The new Labour leader will be announced on Tuesday. But before choosing Labour members need to decide if they see the rebuild as a three or six year project

The four candidates who hope to lead the Labour Party into the 2017 election have stumped all their stump speeches and debated all their debate points. Now comes the voting. And the party members must be wishing they could vote for one of John Key's four or five headed hydras.

The first Labour primary race had novelty and characters on its side. Shane Jones was a smart maverick, David Cunliffe for all his later sins had vim and vigour and Grant Robertson was the coming man.

This race has lacked spark and has failed to capture the imagination of the public or the press gallery; you could be forgiven for having forgotten the race, and indeed the Labour Party, altogether.

All four candidates have distinct virtues, but none of them are the complete package. Hence my hydra quip. If Labour could have the head of one, the torso of another and the heart of another, you might get a leader voters could get excited about. As it stands, Labour will have to take a different route.

Whoever wins, Labour won't be a charismatic party that voters will turn to as an exciting alternative to National. Instead, whoever wins will have to win back voters' trust through being dependable, decent and speaking to the interests of the many.

'Decent' recalls Jim Bolger's 'decent society' slogan, and Bolger would be a pretty good role model for any winner. Not a flamboyant or visionary politician, but one who knew how to win elections.

So who to vote for? For me Labour Party members will need to start by asking themselves this question: Can Labour win in 2017?

Essentially, is this a three year or six year project? Is one of those four the next Labour Prime Minister? Because that answer suggests different people.

If Grant Robertson wins with his promise of a "new generation", it'd be reasonable for him to expect two cracks at National, assuming he at least closes the gap in 2017. He's young and he's a more long-term choice.

So if you're a Labourite who thinks 2017 is a long shot and that the next Labour Prime Minister is more likely to be Kelvin Davis or Stuart Nash (or maybe even Jacinda Ardern), then Robertson isn't your man. Better to go for Andrew Little or David Parker.

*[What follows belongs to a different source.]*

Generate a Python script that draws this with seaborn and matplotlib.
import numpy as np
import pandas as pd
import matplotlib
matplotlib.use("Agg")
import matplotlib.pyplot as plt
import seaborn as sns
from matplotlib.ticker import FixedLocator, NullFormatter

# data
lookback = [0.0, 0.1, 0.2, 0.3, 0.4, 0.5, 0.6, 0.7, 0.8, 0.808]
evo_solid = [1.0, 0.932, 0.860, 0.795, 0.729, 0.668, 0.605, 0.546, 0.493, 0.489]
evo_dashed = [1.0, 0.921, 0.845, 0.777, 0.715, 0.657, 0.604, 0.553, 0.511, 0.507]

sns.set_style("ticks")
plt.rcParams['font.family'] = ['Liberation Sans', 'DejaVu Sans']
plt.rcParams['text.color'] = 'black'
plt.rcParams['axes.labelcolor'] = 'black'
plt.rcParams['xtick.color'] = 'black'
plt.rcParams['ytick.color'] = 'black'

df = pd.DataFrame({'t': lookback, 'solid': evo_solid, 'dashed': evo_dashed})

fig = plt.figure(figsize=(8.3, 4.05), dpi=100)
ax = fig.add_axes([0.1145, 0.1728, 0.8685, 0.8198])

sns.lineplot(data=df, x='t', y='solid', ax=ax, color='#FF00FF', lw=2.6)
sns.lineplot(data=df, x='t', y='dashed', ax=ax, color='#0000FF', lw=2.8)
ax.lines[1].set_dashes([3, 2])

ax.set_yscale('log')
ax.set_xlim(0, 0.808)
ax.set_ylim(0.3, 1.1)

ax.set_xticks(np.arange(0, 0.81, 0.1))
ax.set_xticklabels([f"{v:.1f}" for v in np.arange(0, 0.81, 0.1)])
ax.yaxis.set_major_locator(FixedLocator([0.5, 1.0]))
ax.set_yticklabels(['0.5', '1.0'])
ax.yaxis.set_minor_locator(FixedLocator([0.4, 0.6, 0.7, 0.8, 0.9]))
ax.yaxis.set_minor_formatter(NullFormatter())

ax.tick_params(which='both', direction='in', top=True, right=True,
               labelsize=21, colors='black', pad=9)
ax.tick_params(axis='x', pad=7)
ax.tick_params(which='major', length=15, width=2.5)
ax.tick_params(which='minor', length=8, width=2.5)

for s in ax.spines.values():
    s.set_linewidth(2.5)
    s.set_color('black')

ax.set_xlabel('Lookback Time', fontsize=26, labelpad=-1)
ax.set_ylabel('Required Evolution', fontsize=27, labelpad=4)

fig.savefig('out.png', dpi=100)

Little may also hope for two shots, but I don't get the sense that's as certain as with Robertson. Little has stressed the need for policy change and urgent overhaul, so he's given the impression he thinks he can win in 2017, especially given his talk of Labour being a 50 percent party.

And Parker is the night watchman. Given the right winds, a tiring attack and flat track, he might just be able to beat Key in 2017. It's a long shot, but maybe. But he would buy you time, reorganise the party and rebuild support while Davis or Nash were getting ready. Y'know, what Phil Goff was meant to have done (and did do to a large extent, until David Shearer and David Cunliffe and the ABCs stuffed it up).

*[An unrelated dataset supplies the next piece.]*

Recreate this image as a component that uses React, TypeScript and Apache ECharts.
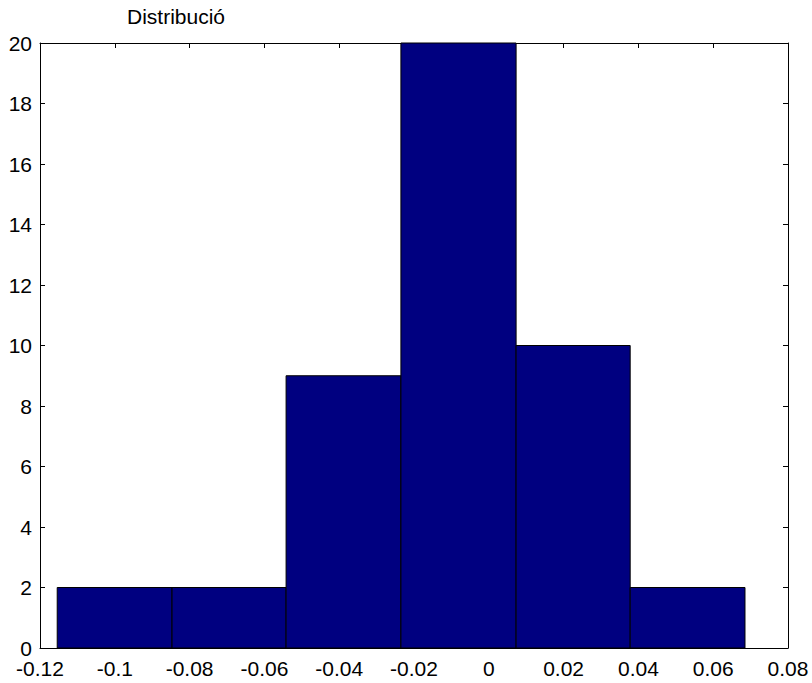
import React, { useEffect, useRef } from "react";
import * as echarts from "echarts";

const binStarts = [-0.1154, -0.0847, -0.0542, -0.0235, 0.0073, 0.0378];
const binEnds = [-0.0847, -0.0542, -0.0235, 0.0073, 0.0378, 0.0685];
const counts = [2, 2, 9, 20, 10, 2];
const titleText = "Distribució";

export default function App() {
  const ref = useRef<HTMLDivElement>(null);
  useEffect(() => {
    if (!ref.current) return;
    const chart = echarts.init(ref.current, null, { renderer: "svg" });
    const font = "Liberation Sans, Arial, sans-serif";
    const axisCommon = {
      type: "value" as const,
      axisLine: { show: true, onZero: false, lineStyle: { color: "#000", width: 1 } },
      axisTick: { show: true, inside: true, length: 5, lineStyle: { color: "#000" } },
      splitLine: { show: false },
    };
    chart.setOption({
      animation: false,
      backgroundColor: "#fff",
      title: {
        text: titleText,
        left: 127,
        top: 5,
        padding: 0,
        textStyle: { fontFamily: font, fontSize: 21, fontWeight: "normal", color: "#000", lineHeight: 22 },
      },
      grid: { left: 40, top: 43, right: 24, bottom: 35, containLabel: false },
      xAxis: [
        {
          ...axisCommon,
          position: "bottom",
          min: -0.12,
          max: 0.08,
          interval: 0.02,
          axisLabel: { show: true, margin: 10, color: "#000", fontFamily: font, fontSize: 21 },
        },
        {
          ...axisCommon,
          position: "top",
          min: -0.12,
          max: 0.08,
          interval: 0.02,
          axisLabel: { show: false },
        },
      ],
      yAxis: [
        {
          ...axisCommon,
          position: "left",
          min: 0,
          max: 20,
          interval: 2,
          axisLabel: { show: true, margin: 8, color: "#000", fontFamily: font, fontSize: 21 },
        },
        {
          ...axisCommon,
          position: "right",
          min: 0,
          max: 20,
          interval: 2,
          axisLabel: { show: false },
        },
      ],
      series: [
        {
          type: "custom",
          xAxisIndex: 0,
          yAxisIndex: 0,
          data: counts.map((c, i) => [binStarts[i], binEnds[i], c]),
          encode: { x: [0, 1], y: 2 },
          renderItem: (params: any, api: any) => {
            const p0 = api.coord([api.value(0), api.value(2)]);
            const p1 = api.coord([api.value(1), 0]);
            return {
              type: "rect",
              shape: { x: p0[0], y: p0[1], width: p1[0] - p0[0], height: p1[1] - p0[1] },
              style: { fill: "#000080", stroke: "#000", lineWidth: 1 },
            };
          },
        },
      ],
    });
    return () => chart.dispose();
  }, []);
  return (
    <div
      ref={ref}
      style={{ position: "fixed", left: 0, top: 0, width: 812, height: 683, overflow: "visible" }}
    />
  );
}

No, it's not an inspiring choice. But that's the way I see it. On Tuesday we'll get a decent sense of whether Labour's in this for three or six years.

Comments (3)

by Tom Semmens on November 15, 2014
Tom Semmens

One big advantage the new leader will have over Cunliffe is the two-level National party smear machine has, at least for the time being, had it's teeth drawn. Looking back it is obvious Cunliffe was the victim of a well-sprung two level smear job from day one, a smear campaign from which neither his confidence or reputation with the public ever really recovered. Job well done for Ede/Farrar/Slater then.

I think Andrew Little will end up the winner. He did a great job with the EPMU and understands how the playing is tilted against the left and how to mitigate that. His time as president means he knows the machinery. His win would also represent a bit of a return to the knitting for Labour. Therein lies the only danger. How will the rainbow and ABC caucus factions cope with yet another slap in the face at the hands of the unions and members?I am picking they'll park their ambitions for now.

A united Labour party with a straight talking leader will make a formidable enemy for National, especially as Key's casual falsehoods get bolder and his arrogance (as exhibited by his ridiculous own goal comments about Phillip Smith and his clumsy attempts to justify his latest extensions of state surveillance) grows.

by Charlie on November 15, 2014

Tom, it's quite amusing to hear Labourites still thinking that Cunliffe was somehow unfairly treated by National or the media.

The truth is that Cunliffe shot himself in the foot at every turn - he was an absolute gift for his opposition. I can list the issues if you've like to be reminded of them!

See you in six years.



by BeShakey on November 17, 2014

I am picking they'll park their ambitions for now.

Easiest way to get people to do that is to put the treasury benches in sight. There were plenty in national that didn't like the middle of the road approach taken by Key, but were happy as long as it looked like it would get rid of Labour. The problem is that Labour are unlikely to get a substantial boost in the polls unless/until they present as unified.